Purpose: To describe clinical presentations and comparative outcomes of primary versus deferred intraocular lens (IOL) explantation in delayed-onset endophthalmitis.
Methods: In this retrospective study, a total of 77 eyes of 77 patients that were diagnosed clinically as delayed-onset endophthalmitis and underwent IOL explantation from January 1990 to January 2018 were included undiluted vitreous biopsy and IOL were subjected to microbiologic evaluation. Duration of symptoms, presenting visual acuity, organisms isolated, time to IOL explantation, time to endophthalmitis, resolution after explantation, number of repeat intravitreal injections, and final visual acuity were compared in the primary and the deferred IOL explantation groups.

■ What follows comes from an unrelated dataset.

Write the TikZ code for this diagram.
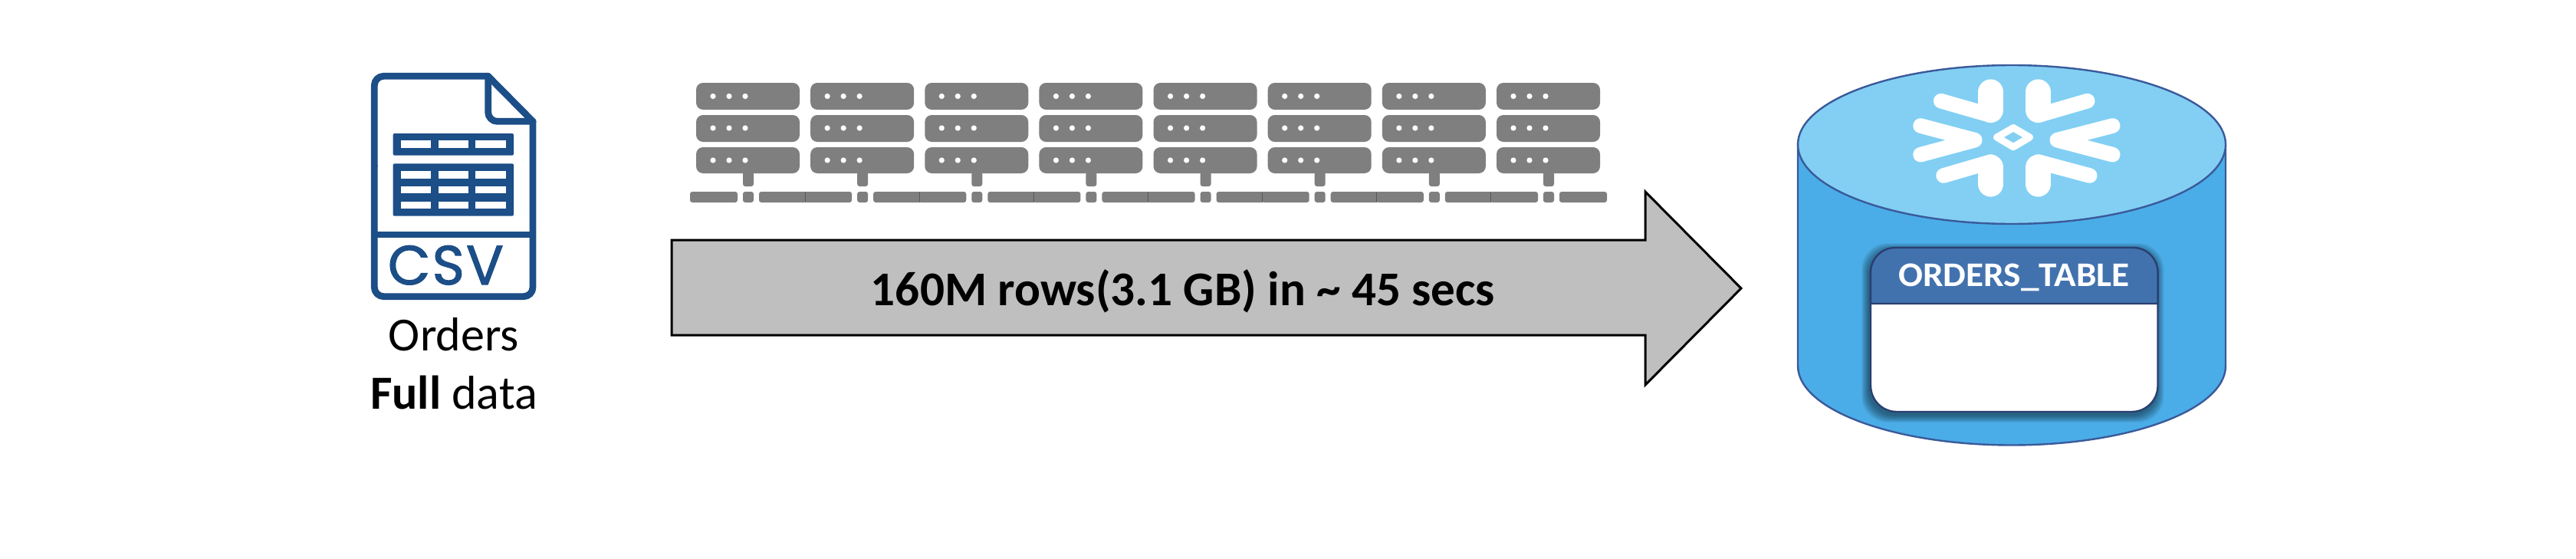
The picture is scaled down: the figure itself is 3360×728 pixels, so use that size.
\documentclass[tikz,border=0pt]{standalone}
\usepackage{fontspec}
\setmainfont{Carlito}
\newfontfamily\csvfont[LetterSpace=3,FakeBold=1.6]{Poppins}
\definecolor{csvblue}{HTML}{1C4E87}
\definecolor{srvgray}{HTML}{7F7F7F}
\definecolor{srvdark}{HTML}{595959}
\definecolor{arrowgray}{HTML}{BFBFBF}
\definecolor{cylbody}{HTML}{4BADE8}
\definecolor{cyltop}{HTML}{82CFF3}
\definecolor{cylline}{HTML}{3A5A9A}
\definecolor{tabhead}{HTML}{4272AE}
\definecolor{tabline}{HTML}{2A3F70}
\tikzset{
  every node/.style={inner sep=0pt,outer sep=0pt},
  srvbar/.style={fill=srvgray,rounded corners=4.5pt},
  srvsmall/.style={fill=srvgray,rounded corners=1.5pt},
  cellwhite/.style={fill=white},
  iconblock/.style={fill=csvblue,rounded corners=1pt},
  iconline/.style={draw=csvblue,line width=4.4pt,line join=round,line cap=round},
  flakearm/.style={draw=white,line width=9.8pt,line cap=round,line join=round},
  flakestem/.style={draw=white,line width=16.6pt,line cap=round,line join=round},
  lbl/.style={anchor=base,align=center,text=black},
}
\begin{document}
\begin{tikzpicture}[x=0.5pt,y=-0.5pt]
\useasboundingbox (0,0) rectangle (3360,728);
\fill[white] (0,0) rectangle (3360,728);

% CSV icon
\begin{scope}[shift={(440,70)},x=0.16667pt,y=-0.16667pt]
  \draw[iconline,rounded corners=6pt] (145,440) -- (145,88) -- (590,88);
  \draw[iconline] (590,88) -- (765,265);
  \draw[iconline,rounded corners=6pt] (590,88) -- (590,265) -- (765,265);
  \draw[iconline,rounded corners=6pt] (765,265) -- (765,950) -- (145,950) -- (145,440);
  \draw[iconline,line cap=butt] (145,708) -- (765,708);
  \fill[iconblock] (218,312) rectangle (690,398);
  \fill[iconblock] (218,430) rectangle (690,635);
  \foreach \cx in {248,395,541}{
    \fill[cellwhite] (\cx,340) rectangle ++(118,28);
    \fill[cellwhite] (\cx,460) rectangle ++(118,28);
    \fill[cellwhite] (\cx,518) rectangle ++(118,28);
    \fill[cellwhite] (\cx,578) rectangle ++(118,28);
  }
  \node[anchor=base,text=csvblue] (csvtxt) at (424,903)
    {\csvfont\fontsize{36pt}{36pt}\selectfont CSV};
\end{scope}
\node[lbl] (orders) at (592,457) {\fontsize{31pt}{31pt}\selectfont Orders};
\node[lbl] (fulldata) at (592,533) {\fontsize{31pt}{31pt}\selectfont\textbf{Full} data};

% Servers
\foreach \i in {0,...,7}{
  \pgfmathsetmacro{\xo}{908+149.14*\i}
  \begin{scope}[shift={(\xo,0)}]
    \foreach \ya/\yb/\yc in {108/143/125.5,150/185/167,192/226/209}{
      \fill[srvbar] (0,\ya) rectangle (135,\yb);
      \foreach \dx in {22,43,64}{
        \fill[white] (\dx,\yc) circle[radius=3.6];
      }
    }
    \fill[srvsmall] (61,224) rectangle (75,243);
    \fill[srvsmall] (-8,250) rectangle (54,264);
    \fill[srvsmall] (61,250) rectangle (75,264);
    \fill[srvsmall] (82,250) rectangle (144,264);
  \end{scope}
}
\foreach \i in {0,...,6}{
  \pgfmathsetmacro{\xo}{908+149.14*(\i)+142}
  \draw[srvdark,line width=0.5pt] (\xo,250) -- (\xo,264);
}

% Big arrow
\draw[fill=arrowgray,draw=black,line width=1.5pt,miter limit=10]
  (876,313) -- (2146,313) -- (2146,250) -- (2271,376) -- (2146,502) -- (2146,437) -- (876,437) -- cycle;
\node[lbl] (rate) at (1543,398) {\fontsize{31.6pt}{31.6pt}\selectfont\bfseries 160M rows(3.1 GB) in \textasciitilde{} 45 secs};

% Cylinder
\draw[fill=cylbody,draw=cylline,line width=1.2pt]
  (2345,188.5) -- (2345,477) arc[start angle=180,end angle=360,x radius=279,y radius=-103.5] -- (2903,188.5) -- cycle;
\draw[fill=cyltop,draw=cylline,line width=1.2pt] (2624,188.5) ellipse[x radius=279,y radius=103.5];

% Snowflake
\begin{scope}[shift={(2400,80)},x=0.16667pt,y=-0.16667pt]
  \draw[flakestem] (590,120) -- (590,190);
  \draw[flakearm] (395,155) -- (590,211);
  \draw[flakestem] (775,120) -- (775,190);
  \draw[flakearm] (968,155) -- (775,211);
  \draw[flakearm] (315,252) -- (527,308) -- (315,365);
  \draw[flakearm] (1067,252) -- (850,308) -- (1067,365);
  \draw[flakestem] (590,480) -- (590,415);
  \draw[flakearm] (405,447) -- (590,393);
  \draw[flakestem] (775,480) -- (775,415);
  \draw[flakearm] (977,447) -- (775,393);
  \draw[draw=white,line width=4.6pt,line join=round] (614,297) -- (678,260) -- (742,297) -- (678,335) -- cycle;
\end{scope}

% Table
\foreach \k in {10,...,1}{
  \fill[black,fill opacity=0.05,rounded corners=17pt]
    (2440-\k-2,323+4-\k) rectangle (2814.5+\k-2,537+4+\k);
}
\draw[fill=white,draw=tabline,line width=1.2pt,rounded corners=17pt] (2440,323) rectangle (2814.5,537);
\draw[fill=tabhead,draw=tabline,line width=1.2pt]
  (2440,396) -- (2440,355) arc[start angle=180,end angle=90,x radius=32,y radius=-32] -- (2782.5,323)
  arc[start angle=90,end angle=0,x radius=32,y radius=-32] -- (2814.5,396) -- cycle;
\node[lbl,text=white,xscale=1.05] (tabname) at (2627,373) {\fontsize{22.5pt}{22.5pt}\selectfont\bfseries ORDERS\_TABLE};
\end{tikzpicture}
\end{document}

Results: There were primary and deferred IOL explantations. Interval between inciting event and endophthalmitis, between onset of symptoms to presentation, total follow-up, complication rate, and final visual acuity was comparable between the two groups. Median time to IOL explantation in the deferred group was 70 days. Between the primary and deferred IOL explantation groups the number of repeat intravitreal injections was 0.58 ± 0.86 and 2.62 ± 1.78 respectively, (P < 0.0001, 95% confidence interval, CI 2.00-2.22); the number of days to resolution after IOL explantation was 35.16 ± 14.26 and 55.5 ± 8.24 respectively, (P < 0.0001, 95% CI 15.22-25.45).
Conclusion: Early IOL explantation in delayed-onset endophthalmitis causes faster clinical resolution and reduces the number of repeat intravitreal injections. Final visual improvement, however, may be unaffected.
Keywords: Deferred explantation; delayed-onset; endophthalmitis; intraocular lens; primary explantation.